Anyway, the first thing I had to do was figure out what country I wanted to apply to. I took French in college and minored in it, so I figured I should go to a French-speaking country. The head of the application program at Drexel suggested France, but all French-speaking people go to France, so I asked her what was the most exotic French-speaking country available. It turned out to be the Ivory Coast. Perhaps I was looking for something a little less exotic.

After reading the country descriptions, I decided on North Africa. My advisor is from Egypt, and he put me in touch with someone in North Africa, who didn’t have room to host someone. But he knew two people who he thought might, and the first one I contacted, Dr. Abderrahim Aatiq, said he’d sponsor me.
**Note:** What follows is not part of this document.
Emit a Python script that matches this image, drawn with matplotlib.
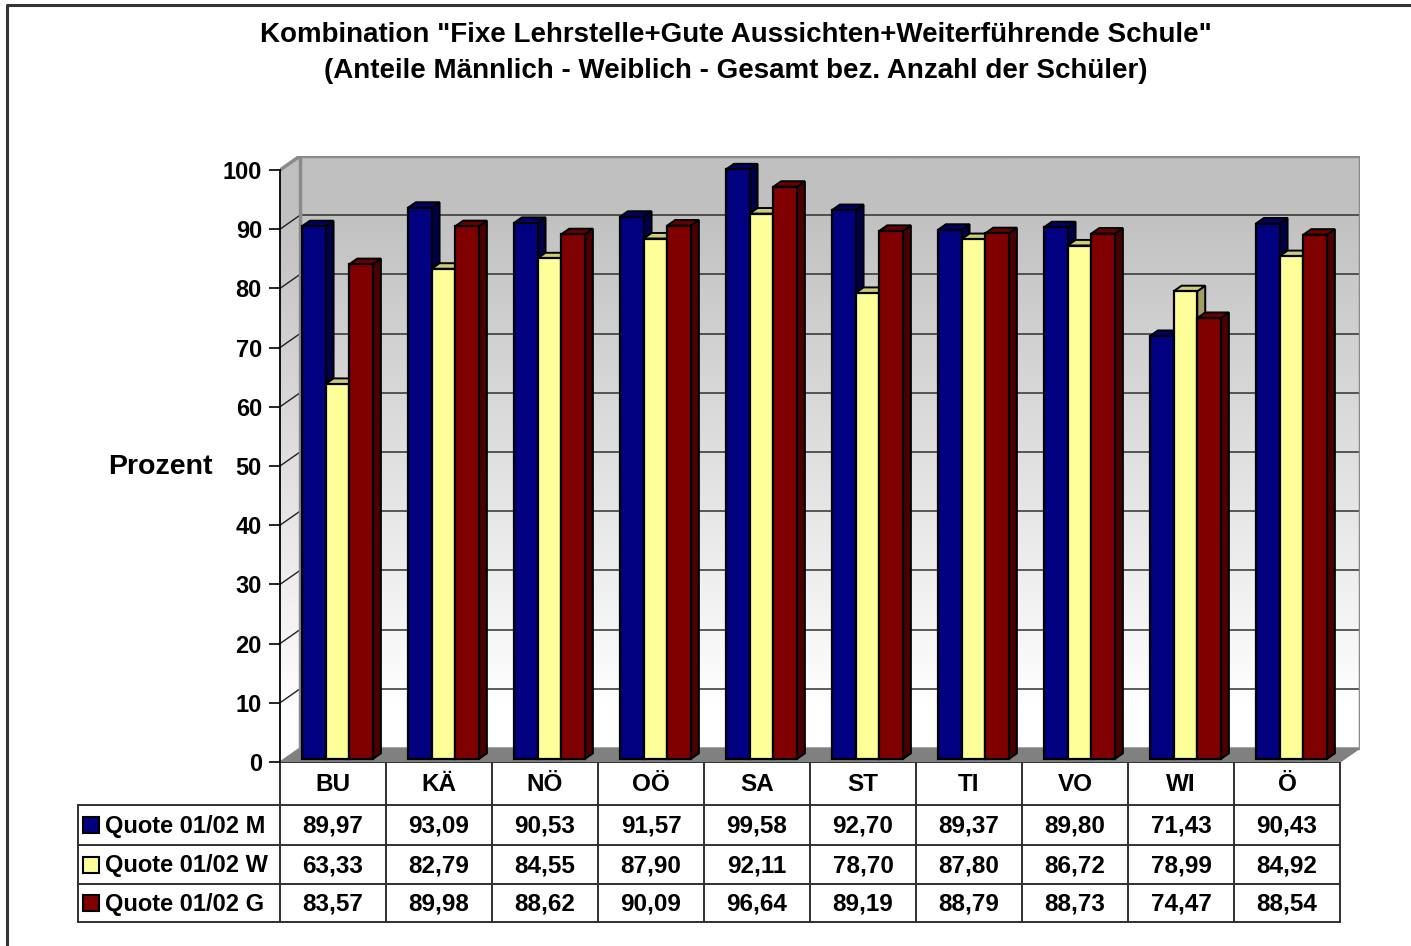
import numpy as np
import matplotlib
matplotlib.use('Agg')
import matplotlib.pyplot as plt
from matplotlib.patches import Polygon, Rectangle
from matplotlib.transforms import blended_transform_factory

# ---------------- data ----------------
categories = ['BU', 'KÄ', 'NÖ', 'OÖ', 'SA', 'ST', 'TI', 'VO', 'WI', 'Ö']
series_names = ['Quote 01/02 M', 'Quote 01/02 W', 'Quote 01/02 G']
quote_m = [89.97, 93.09, 90.53, 91.57, 99.58, 92.70, 89.37, 89.80, 71.43, 90.43]
quote_w = [63.33, 82.79, 84.55, 87.90, 92.11, 78.70, 87.80, 86.72, 78.99, 84.92]
quote_g = [83.57, 89.98, 88.62, 90.09, 96.64, 89.19, 88.79, 88.73, 74.47, 88.54]
yticks = list(range(0, 101, 10))
title_lines = ['Kombination "Fixe Lehrstelle+Gute Aussichten+Weiterführende Schule"',
               '(Anteile Männlich - Weiblich - Gesamt bez. Anzahl der Schüler)']
ylabel = 'Prozent'

# ---------------- style ----------------
front_colors = ['#000080', '#FFFF99', '#800000']
top_colors = ['#000068', '#cccc7a', '#680000']
side_colors = ['#00004a', '#a0a060', '#480000']

plt.rcParams['font.family'] = ['Liberation Sans', 'DejaVu Sans']
plt.rcParams['font.weight'] = 'bold'

W, H = 1411, 946
fig = plt.figure(figsize=(W / 100, H / 100), dpi=100)

ov = fig.add_axes([0, 0, 1, 1])
ov.set_xlim(0, W)
ov.set_ylim(H, 0)
ov.axis('off')

px_per_cat = 106.0
px_per_pct = 5.92
ddx = 20 / px_per_cat
ddy = 14 / px_per_pct
x0_px, y0_px = 280, 762
n = len(categories)
ax_w = (n + ddx) * px_per_cat
ax_h = (100 + ddy) * px_per_pct
ax = fig.add_axes([x0_px / W, 1 - y0_px / H, ax_w / W, ax_h / H])
ax.patch.set_alpha(0)
xl, xr = -0.5, n - 0.5

# back wall gradient
t = np.linspace(0, 1, 300)[:, None]
g = (192 + 63 * np.clip((t - 0.08) / 0.85, 0, 1)) / 255
img = np.dstack([g, g, g])
ax.imshow(img, extent=[xl + ddx, xr + ddx, ddy, 100 + ddy], aspect='auto',
          origin='upper', zorder=0, interpolation='bilinear')
# left wall gradient
lw_poly = Polygon([(xl, 0), (xl + ddx, ddy), (xl + ddx, 100 + ddy), (xl, 100)],
                  closed=True, transform=ax.transData, facecolor='none', edgecolor='none')
im2 = ax.imshow(img, extent=[xl, xl + ddx, 0, 100 + ddy], aspect='auto',
                origin='upper', zorder=0, interpolation='bilinear')
im2.set_clip_path(lw_poly)

# gridlines + diagonals
for v in yticks[1:-1]:
    ax.plot([xl + ddx, xr + ddx], [v + ddy, v + ddy], color='#303030', lw=1.1, zorder=1)
    ax.plot([xl, xl + ddx], [v, v + ddy], color='#202020', lw=1.0, zorder=1)

# floor
ax.add_patch(Polygon([(xl, 0), (xr, 0), (xr + ddx, ddy), (xl + ddx, ddy)], closed=True,
                     facecolor='#808080', edgecolor='#808080', lw=1, zorder=1))
# wall borders
gc = '#8a8a8a'
ax.plot([xl + ddx, xl + ddx, xr + ddx, xr + ddx], [ddy, 100 + ddy, 100 + ddy, ddy],
        color=gc, lw=2.5, zorder=1.5, solid_joinstyle='miter')
ax.plot([xl, xl + ddx], [100, 100 + ddy], color=gc, lw=2.5, zorder=1.5)

# bars
series = [quote_m, quote_w, quote_g]
bw = 0.2233
f0 = 0.22
bd = 0.4
yb = f0 * ddy
bdx, bdy = bd * ddx, bd * ddy
z = 3
for i in range(n):
    for j, vals in enumerate(series):
        v = vals[i]
        x = i - 1.5 * bw + j * bw + f0 * ddx
        top = v + yb
        ax.add_patch(Polygon([(x + bw, yb), (x + bw + bdx, yb + bdy), (x + bw + bdx, top + bdy), (x + bw, top)],
                             closed=True, facecolor=side_colors[j], edgecolor='black', lw=1.4, zorder=z))
        ax.add_patch(Polygon([(x, top), (x + bw, top), (x + bw + bdx, top + bdy), (x + bdx, top + bdy)],
                             closed=True, facecolor=top_colors[j], edgecolor='black', lw=1.4, zorder=z))
        ax.bar([x], [v], width=bw, bottom=yb, align='edge', color=front_colors[j],
               edgecolor='black', linewidth=1.6, zorder=z + 0.5)
        z += 1

ax.set_xlim(xl, xr + ddx)
ax.set_ylim(0, 100 + ddy)
for s in ['top', 'right', 'bottom']:
    ax.spines[s].set_visible(False)
ax.spines['left'].set_bounds(0, 100)
ax.spines['left'].set_linewidth(1.3)
ax.set_xticks([])
ax.set_yticks(yticks)
ax.set_yticklabels([str(v) for v in yticks], fontsize=17, fontweight='bold')
ax.tick_params(axis='y', direction='out', length=8, width=1.2, pad=5)
ax.set_ylabel(ylabel, rotation=0, fontsize=20.5, fontweight='bold', ha='center', va='center')
ax.yaxis.set_label_coords(-0.111, (y0_px - 467) / ax_h)

# title
ov.text(736, 35, title_lines[0], ha='center', va='center', fontsize=20, fontweight='bold')
ov.text(736, 71, title_lines[1], ha='center', va='center', fontsize=20, fontweight='bold')

# data table
tr = blended_transform_factory(ax.transData, ov.transData)
row_y = [762, 805, 845, 884, 922]
tc = '#303030'
tlw = 1.4
ov.plot([xl, xr], [row_y[0], row_y[0]], transform=tr, color=tc, lw=tlw)
for yy in row_y[1:]:
    ov.plot([78, 280], [yy, yy], color=tc, lw=tlw)
    ov.plot([xl, xr], [yy, yy], transform=tr, color=tc, lw=tlw)
ov.plot([78, 78], [row_y[1], row_y[-1]], color=tc, lw=tlw)
for k in range(n + 1):
    ov.plot([k - 0.5, k - 0.5], [row_y[0], row_y[-1]], transform=tr, color=tc, lw=tlw)
for i, c in enumerate(categories):
    ov.text(i, (row_y[0] + row_y[1]) / 2 + 1, c, transform=tr, ha='center', va='center',
            fontsize=17.5, fontweight='bold')
for r, (name, vals) in enumerate(zip(series_names, series)):
    yc = (row_y[r + 1] + row_y[r + 2]) / 2
    ov.add_patch(Rectangle((83, yc - 8), 16, 16, facecolor=front_colors[r], edgecolor='black', lw=1.5))
    ov.text(105, yc + 1, name, ha='left', va='center', fontsize=17, fontweight='bold')
    for i, v in enumerate(vals):
        ov.text(i, yc + 1, f'{v:.2f}'.replace('.', ','), transform=tr, ha='center', va='center',
                fontsize=17.5, fontweight='bold')

# outer border (left and top visible)
ov.plot([7, 7, W], [H, 5, 5], color='#333333', lw=2.2)

fig.savefig('out.png', dpi=100)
Speaking a non-english language was the first thing, in my opinion, that I had going for me: the odds of going to a non-english speaking plalce are much better than the odds of going to England, Australia, or wherever. Everyone applies to go there. The second thing was finding an advisor with whom I could work over there: apparently, they see that as a big plus. Which makes sense.


Application Process: Notification

July 29, 2007

I’d applied for the Fulbright grant and then more or less forgotten about it. All the paperwork, and there was a lot of it, got in just under the wire sometime in November. Then for some reason, late on a Saturday night in February, I decided to check my mail. I’d gotten a letter from the Institute of International Education. The first line read:

“On behalf of the J. William Fulbright Foreign Scholarship Board and the Moroccan-American Commision for Education and Cultural Exchange (MACECE), I am pleased to inform you that you have been selected for a Fulbright award in Morocco for the academic year 2007-08. Congratulations!”
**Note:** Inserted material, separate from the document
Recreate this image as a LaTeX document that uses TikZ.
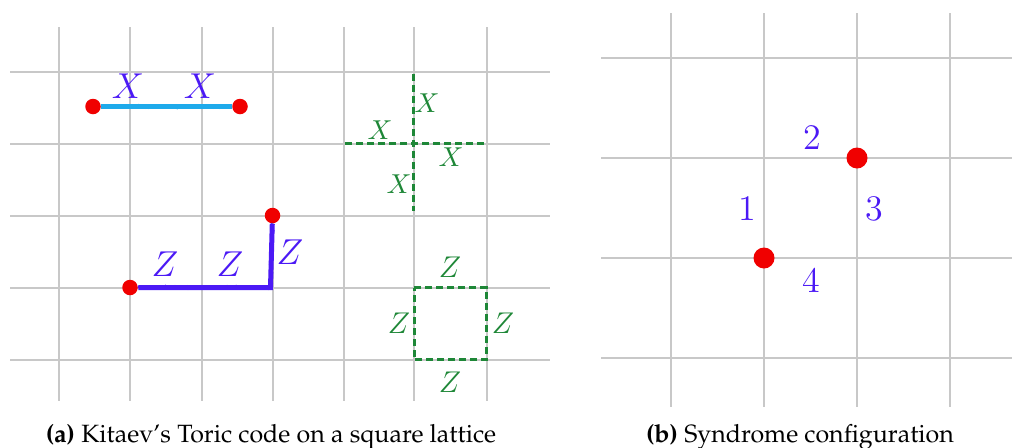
\documentclass[tikz,border=0pt]{standalone}
\usepackage[T1,TU]{fontenc}
\usetikzlibrary{decorations.pathmorphing}
\definecolor{gridgray}{RGB}{200,200,200}
\definecolor{vio}{RGB}{75,25,245}
\definecolor{cyanline}{RGB}{30,170,235}
\definecolor{dotred}{RGB}{240,0,0}
\definecolor{grn}{RGB}{30,135,55}
\newcommand{\capfont}{\fontencoding{T1}\fontfamily{ppl}\selectfont\fontsize{10}{12}\selectfont}
\tikzset{
  gridline/.style={draw=gridgray, line width=0.8pt},
  reddot/.style={circle, fill=dotred, inner sep=0pt, minimum size=6.2pt},
  bigdot/.style={circle, fill=dotred, inner sep=0pt, minimum size=8.4pt},
  vlab/.style={text=vio, inner sep=0pt, font=\fontsize{13.5}{15}\selectfont},
  glabx/.style={text=grn, inner sep=0pt, font=\fontsize{11}{13}\selectfont},
  glabz/.style={text=grn, inner sep=0pt, font=\fontsize{13}{15}\selectfont},
  nlab/.style={text=vio, inner sep=0pt, font=\fontsize{15}{17}\selectfont},
  xstring/.style={draw=cyanline, line width=2pt},
  zstring/.style={draw=vio, line width=2pt},
  fuzz/.style={line width=0.7pt, decorate, decoration={random steps, segment length=1pt, amplitude=0.6pt}},
  gdash/.style={draw=grn, line width=1.2pt, dash pattern=on 2.8pt off 1.6pt},
  caption/.style={inner sep=0pt, anchor=base, font=\capfont}
}
\begin{document}
\begin{tikzpicture}[x=0.4pt,y=-0.4pt]
\useasboundingbox (0,0) rectangle (1012,447);
% ---------- panel (a) grid ----------
\foreach \x in {59,130,201.5,272.5,343.5,414,487}
  \draw[gridline] (\x,27) -- (\x,401);
\foreach \y in {71.5,143.5,215.5,287.5,359.5}
  \draw[gridline] (10,\y) -- (550,\y);
% X string
\node[reddot] (xa) at (93,106.5) {};
\node[reddot] (xb) at (240,106.5) {};
\draw[xstring] (xa) -- (xb);
\draw[xstring, fuzz] (xa.east) -- (xb.west);
\draw[xstring, fuzz] (xa.east) -- (xb.west);
\node[vlab] (xl1) at (128,86) {$X$};
\node[vlab] (xl2) at (200,86) {$X$};
% Z string
\node[reddot] (za) at (130,287.5) {};
\node[reddot] (zb) at (272.5,215.5) {};
\coordinate (zc) at (270.5,287.5);
\draw[zstring] (za) -- (zc) -- (zb);
\draw[zstring, fuzz] (za.east) -- (zc) -- (zb.south);
\draw[zstring, fuzz] (za.east) -- (zc) -- (zb.south);
\node[vlab] (zl1) at (165,264) {$Z$};
\node[vlab] (zl2) at (230,264) {$Z$};
\node[vlab] (zl3) at (290,252) {$Z$};
% green star (vertex operator)
\coordinate (st) at (413.5,74);
\coordinate (sb) at (413.5,211);
\coordinate (sl) at (345,143.5);
\coordinate (sr) at (486,143.5);
\draw[gdash] (st) -- (sb);
\draw[gdash] (sl) -- (sr);
\node[glabx] (gx1) at (427,103) {$X$};
\node[glabx] (gx2) at (380,130) {$X$};
\node[glabx] (gx3) at (451,157) {$X$};
\node[glabx] (gx4) at (399,184) {$X$};
% green plaquette
\coordinate (p1) at (414,287.5);
\coordinate (p2) at (486.5,287.5);
\coordinate (p3) at (486.5,359.5);
\coordinate (p4) at (414,359.5);
\draw[gdash] (p1) -- (p2) -- (p3) -- (p4) -- cycle;
\node[glabz] (gz1) at (450,267) {$Z$};
\node[glabz] (gz2) at (399,323) {$Z$};
\node[glabz] (gz3) at (503,323) {$Z$};
\node[glabz] (gz4) at (450,382) {$Z$};
% caption (a)
\node[caption] (capa) at (271,442) {\textbf{(a)} Kitaev's Toric code on a square lattice};
% ---------- panel (b) ----------
\foreach \x in {671,764,857,950}
  \draw[gridline] (\x,13) -- (\x,407);
\foreach \y in {58,158,258,357.5}
  \draw[gridline] (601,\y) -- (1012,\y);
\node[bigdot] (d1) at (857,158) {};
\node[bigdot] (d2) at (764,258) {};
\node[nlab] (n2) at (812,138) {$2$};
\node[nlab] (n1) at (747,209) {$1$};
\node[nlab] (n3) at (874,209) {$3$};
\node[nlab] (n4) at (811,281) {$4$};
% caption (b)
\node[caption] (capb) at (800,442) {\textbf{(b)} Syndrome configuration};
\end{tikzpicture}
\end{document}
I thought to myself that this was a very, very polite rejection notice, put it down, and went back to watching TV. But something was bothering me. I read the letter a second time, and the feeling just grew stronger. Something just wasn’t right. The third time I read it, I got a sneaking suspicion: perhaps this wasn’t a rejection letter.

I’m not going to lie: I was shocked. For about two hours I was convinced that I’d somehow read the letter wrong. When I finally got it through my head that I had, in fact, earned the grant, I sat on the couch and stared at the wall. I think I mumbled the phrase “I’m going to Morocco” over and over again; to be entirely honest, I wasn’t happy so much as shocked. That didn’t really go away. That first night I felt sort numb.

Everyone was surprised, but pretty much everyone was supportive. The first person I told was my friend Marisa, because I’ve known her for 15 years now, and she travels all over the world. I think she’s in Japan right now. Someone who shall go unnamed told me that South America is a nice place. And that Morocco is a lovely island. Most people were really interested, and as they started asking me questions, I realized that I had no idea what a Fulbright grant was. I didn’t know how much I got paid, how long it was for, etc.

I was up a creek.

As a side note, I had also applied for a Critical Language Enhancement Award so that I could learn Arabic. I didn’t hear anything about it in that initial letter; I got an email some time later that told me I’d been accepted. I was surprised to learn that the CLEA duration was at least 90 days of study; for some reason, I had gotten it in my head that the whole program was only 5 weeks. Surprise!